Die Politik Putins: Systemerhaltung

Dass das Unheil in Syrien auch mit der vorbehaltslosen Unterstützung Assads durch Russland zusammenhängt, verschweigt Putin selbstgerecht, ebenso wie die Gräueltaten, die die syrische Armee gegen die Zivilisten verübt. Gebremst hat Moskau Assad zumindest nicht öffentlich, zwar gab es Versuche, eine Kooperation mit Oppositionsgruppen zu initiieren, aber die scheiterten kläglich. Putin hatte einzig mit einem geschickten Schachzug einen möglichen Angriff auf Assad abgewehrt, indem er die syrische Regierung dazu drängte, die Chemiewaffen vernichten zu lassen. Den Druck aber, mit den Bombardierungen von Städten mit Fassbomben und anderen Luftangriffen aufzuhören, hat Putin nicht aufgebaut.

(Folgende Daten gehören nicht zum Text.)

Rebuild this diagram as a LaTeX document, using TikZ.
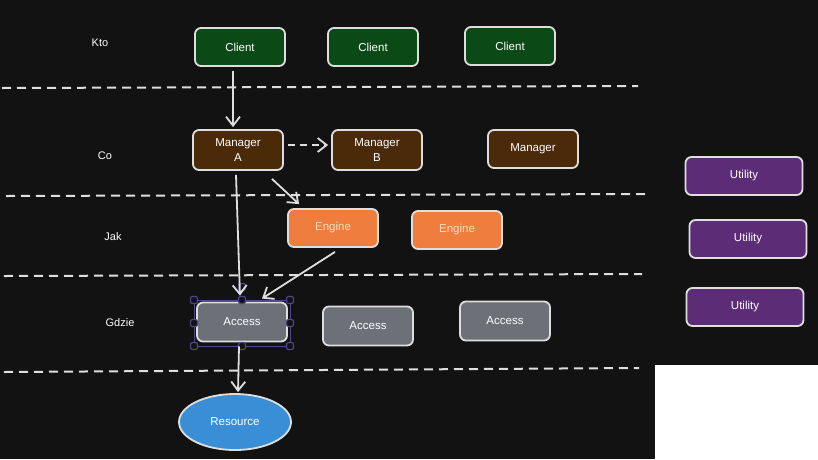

Dann wäre seine Haltung allerdings glaubwürdiger.

Putins Angst vor Unruhen und die Neigung, politischen Widerstand als Terrorismus zu bezeichnen und entsprechen zu bekämpfen, haben in Syrien auch bislang eine Lösung verhindert. Zudem teilt er diese Tendenz mit der ukrainischen Regierung, die gegen Kritiker und Separatisten im Osten des Landes gleich militärisch eine "Antiterror-Operation" geführt hat. Das allerdings wurde auch vom Westen bislang nicht kritisiert, weil man hier lieber die "russische Aggression" instrumentalisieren wollte.

In seinen Lösungsvorschlägen scheint auch auf, wie sich Putin die Ordnung der Welt vorstellt (auch wenn er sie selbst im Fall der Krim verletzt hat): Flüchtlinge verdienen zwar Mitleid, wichtig aber sei das Problem an der Wurzel zu behandeln. Und das bedeutet für ihn sehr konservativ: "Die Staatlichkeit wiederherzustellen, wo sie zerstört wurde, die Regierungsinstitutionen zu stärken oder aufzubauen, eine umfassende politische, militärische und wirtschaftliche Unterstützung von Ländern in Schwierigkeiten und für die Menschen, die ihre Heimat nicht verlassen wollen." Primär sind Frieden, Sicherheit und die Stabilität, ist die staatliche Ordnung, von Menschenrechten, Freiheit, Demokratie ist auffällig nicht die Rede. Man muss nur, wie Putin auch deutlich macht, die existierenden Regierungen in Syrien und im Irak stärken. Das ist Selbstzweck, die staatliche Ordnung geht allem anderen vorher. Dass Putin dies so deutlich in seiner Rede macht, ohne groß von Demokratie und Menschenrechten zu sprechen, ist entlarvend, da er sich nicht einmal anstrengt, so zu tun, als ob dies wichtig wäre, um die machtpolitischen Interessen dahinter zu verbergen, wie dies die Ausrichtung der USA ist.

Putin sprach auch kurz den Ukraine-Konflikt an, obgleich vermutet wurde, dass er Syrien dazu nutzen würde, um diesen auszublenden. Er kritisierte hier den Versuch, die territoriale Integrität mit Gewalt durchzusetzen, wie er dies auch in Tschetschenien gemacht hatte. Man müsse die Interessen und Rechte der Menschen in der Ostukraine anerkennen und über die Umsetzung des Minsker Abkommens eine Lösung finden. Welche Schritte Russland hier leisten wird, darüber verlor Putin kein Wort.